Senators Graham and Rubio are leading the Republican side to quickly enact newer, harsher sanctions in light of the Robert Mueller’s findings within the indictments. Time is of the essence and Congress will have to act fast, both Senators want the new sanctions in place well ahead of any fall summit and, of course, the 2018 mid-term elections.
As per a Raw Story report “You need to work with Congress to come up with new sanctions because Putin’s not getting the message,” said Graham on CBS’ “Face the Nation.” “We need new sanctions, heavy-handed sanctions, hanging over his head, and then meet with him.”
The fallout from Trump’s refusal to confront Russia during the Helsinki Summit continues to impact near every political concern, particularly within the Republican party. Congressman Trey Gowdy – no friend of Robert Mueller’s, and often a Trump apologist – juxtaposed against Trump by questioning the wisdom of welcoming Putin to the White House, and doing so by bringing up three interesting countries with which Trump has had issues:
Talking to Putin about matters such as the civil war in Syria, Gowdy said, “is very different from issuing an invitation. Those should be reserved for, I think, our allies like Great Britain and Canada and Australia and those who are with us day in and day out.” Gowdy made his remarks during an interview on television’s “Fox News Sunday.”
In my analysis, Trump’s humiliation in Helsinki and then unilateral decision to invite Putin to the White House, combined with Robert Mueller’s undeniable evidence is finally bringing about the political fault lines that Republicans will no longer be able to straddle, fault lines many of us believed would have formed long ago, only to see stunning unity.
Gowdy went after Peter Strzok with a contemptuous tone, just a day before Robert Mueller released his latest indictments, and a few days prior to the Russian summit. I personally do not believe Gowdy could or would perform the same partisan hatchet job if the Strzok hearing were held this week. Gowdy is an extreme partisan, capable of mind-blowing hipocrisy, yet he is one of the smarter ones. I believe he chose the nations he named, Great Britain, Canada, and Australia with care. The three nations certainly are what most Americans would name as among our closest allies, yet Trump has made personal trouble with each. Gowdy is one of the few House Republicans with the depth to be able to speak on two levels and may have been sending the White House a signal in whom he named. The signal would inherently carry a warning; “My support is not unlimited or unquestioned.”
That will be the rub for all Republicans as Trump continues to move ever closer to Putin, pushing further, perhaps lasting, damage against NATO. The revelations in the Mueller indictment are a clarion call to action, our nation is in undergoing a 21st century cyber-invasion. Responsible Republicans want Russia punished, harshly, and prevented from acting again. Yet, the very act of doing so gives weight and credence to the Mueller investigation itself. One does not enact new stiff sanctions against a country based upon a witch hunt, a “discredited investigation,” by “13 angry Democrats,” propagated by the “fake news” media as a hoax to atone for Hillary.
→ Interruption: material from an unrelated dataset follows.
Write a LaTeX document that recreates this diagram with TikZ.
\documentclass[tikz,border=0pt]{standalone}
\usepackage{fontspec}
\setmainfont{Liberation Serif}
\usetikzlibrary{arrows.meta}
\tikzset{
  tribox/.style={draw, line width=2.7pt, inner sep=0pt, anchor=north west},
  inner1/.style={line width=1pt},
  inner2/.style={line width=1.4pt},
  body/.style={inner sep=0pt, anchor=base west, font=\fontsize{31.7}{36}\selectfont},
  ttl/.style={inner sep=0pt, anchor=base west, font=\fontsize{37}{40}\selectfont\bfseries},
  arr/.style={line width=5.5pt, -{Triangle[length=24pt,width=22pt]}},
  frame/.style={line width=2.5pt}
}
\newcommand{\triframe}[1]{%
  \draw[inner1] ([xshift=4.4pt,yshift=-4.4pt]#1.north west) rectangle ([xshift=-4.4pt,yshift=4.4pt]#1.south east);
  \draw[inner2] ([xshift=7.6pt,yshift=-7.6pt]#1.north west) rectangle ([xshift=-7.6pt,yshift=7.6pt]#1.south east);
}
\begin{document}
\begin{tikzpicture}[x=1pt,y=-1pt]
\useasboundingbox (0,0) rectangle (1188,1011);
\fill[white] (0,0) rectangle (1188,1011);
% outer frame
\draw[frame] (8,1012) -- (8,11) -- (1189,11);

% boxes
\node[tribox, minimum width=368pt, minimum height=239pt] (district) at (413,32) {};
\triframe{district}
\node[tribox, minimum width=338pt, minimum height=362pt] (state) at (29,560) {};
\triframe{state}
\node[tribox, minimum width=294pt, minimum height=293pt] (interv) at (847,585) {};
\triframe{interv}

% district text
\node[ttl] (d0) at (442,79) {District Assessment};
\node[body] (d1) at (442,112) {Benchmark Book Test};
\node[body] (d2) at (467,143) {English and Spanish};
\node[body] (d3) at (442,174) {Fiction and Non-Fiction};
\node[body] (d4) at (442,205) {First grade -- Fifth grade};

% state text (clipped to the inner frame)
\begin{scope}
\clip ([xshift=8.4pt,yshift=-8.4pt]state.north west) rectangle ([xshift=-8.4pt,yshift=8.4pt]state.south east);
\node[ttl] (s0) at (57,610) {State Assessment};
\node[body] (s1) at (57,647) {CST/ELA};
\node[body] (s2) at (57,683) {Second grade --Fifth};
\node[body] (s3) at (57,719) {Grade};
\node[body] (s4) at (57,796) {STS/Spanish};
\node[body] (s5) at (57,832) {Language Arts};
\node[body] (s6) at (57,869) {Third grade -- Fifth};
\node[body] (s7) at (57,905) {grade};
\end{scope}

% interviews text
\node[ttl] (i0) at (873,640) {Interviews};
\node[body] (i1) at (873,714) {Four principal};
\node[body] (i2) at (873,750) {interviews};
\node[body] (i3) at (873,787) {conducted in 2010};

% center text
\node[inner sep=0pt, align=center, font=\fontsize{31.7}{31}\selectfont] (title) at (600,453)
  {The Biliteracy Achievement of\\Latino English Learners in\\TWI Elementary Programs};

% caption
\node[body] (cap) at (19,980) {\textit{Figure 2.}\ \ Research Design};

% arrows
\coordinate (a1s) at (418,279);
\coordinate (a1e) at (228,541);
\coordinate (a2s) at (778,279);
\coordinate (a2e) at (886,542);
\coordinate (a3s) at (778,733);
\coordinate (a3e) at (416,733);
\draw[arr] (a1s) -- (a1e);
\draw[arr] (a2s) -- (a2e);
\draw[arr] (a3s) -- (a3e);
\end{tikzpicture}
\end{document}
Moreover, the sanctions under consideration, called the DETER Act, presume presidential inaction, even hostility. They are thus designed to be more automatic and aim to punish Russia’s finance, energy, defense and other sectors. Trump could not possibly support such legislation as he moves closer and closer to Putin and his autocratic style and further from traditional American ideals and allies, such as Canada, Great Britain and Australia. The Democrats will support the legislation, and most, but not all, Republicans will.
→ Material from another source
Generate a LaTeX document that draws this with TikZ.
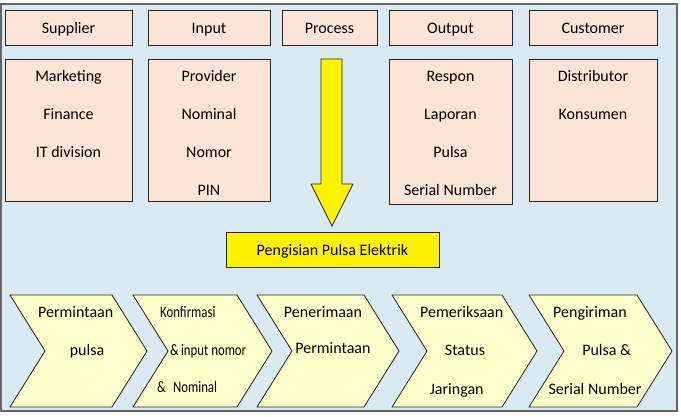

Now consider that Mueller’s biggest hammers have yet to slam into the courthouse steps. Mueller will surely have evidence against Americans and it will be more specific and compelling, many or all named will be within the Trump orbit. Having already enacted legislation based upon Mueller’s findings, Republicans will have less ability to swivel and support Trump’s declarations that the investigation is biased and “discredited.”
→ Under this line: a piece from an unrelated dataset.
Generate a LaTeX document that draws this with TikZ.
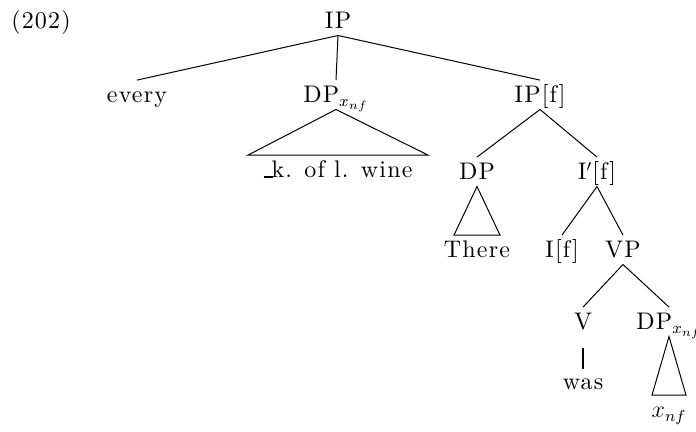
\documentclass[tikz,border=0pt,12pt]{standalone}
\usepackage{amsmath}
\usepackage{amssymb}
\usepackage{fontspec}
\setmainfont{lmroman10-regular.otf}[LetterSpace=5,BoldFont=lmroman10-bold.otf,ItalicFont=lmroman10-italic.otf]
\usepackage{tikz}

\begin{document}
\begin{tikzpicture}[x=0.5pt,y=-0.5pt,line width=0.5pt,
  every node/.style={anchor=base,inner xsep=1pt,inner ysep=3pt,text height=8.2pt,text depth=0pt}]
\useasboundingbox (0,0) rectangle (696,432);

\node (num) at (41,29) {(202)};
\node (ip) at (338,29) {IP};
\node (every) at (137,103) {every};
\node (dpa) at (336,103) {DP$_{x_{nf}}$};
\node (ipf) at (540,103) {IP[f]};
\node (wine) at (338,178) {\rule{4.5pt}{1pt}\kern-0.5pt k. of l. wine};
\node (dpb) at (477,180) {DP};
\node (ibar) at (597,180) {I$'$[f]};
\node (there) at (477,258) {There};
\node (if) at (562,258) {I[f]};
\node (vp) at (623,258) {VP};
\node (v) at (583,330) {V};
\node (dpc) at (669,330) {DP$_{x_{nf}}$};
\node (was) at (583,390) {was};
\node (xnf) at (669,418) {$x_{nf}$};

\draw (ip.south)--(every.north);
\draw (ip.south)--(dpa.north);
\draw (ip.south)--(ipf.north);
\draw (ipf.south)--(dpb.north);
\draw (ipf.south)--(ibar.north);
\draw (ibar.south)--(if.north);
\draw (ibar.south)--(vp.north);
\draw (vp.south)--(v.north);
\draw (vp.south)--(dpc.north);
\draw[line width=1pt,shorten <=6pt,shorten >=-1pt] (v.south)--(was.north);

% roofs
\draw (dpa.south)--([xshift=-45pt]wine.north)--([xshift=45pt]wine.north)--cycle;
\draw (dpb.south)--([xshift=-11.5pt]there.north)--([xshift=11.5pt]there.north)--cycle;
\draw (dpc.south)--([xshift=-8.5pt]xnf.north)--([xshift=8.5pt]xnf.north)--cycle;
\end{tikzpicture}
\end{document}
We know that some Republicans will support Trump right through the last wave of the tiny hand on the helicopter. But fault lines are already forming between those apologists versus the Republicans that see they’ve milked this cow dry and want to remain on the right side of history. An election looms. Trump remains popular among the average Republican voters, but we have yet to see polling that reflects all that’s occurred in the last 2 weeks. If those polls show a noticeable dip, if legislation against Russia begins to move, if the trade wars heat up, the Democrats could find themselves essentially running against a divided Republican party. We will call them the “Trumplicans” and “the Homeless.”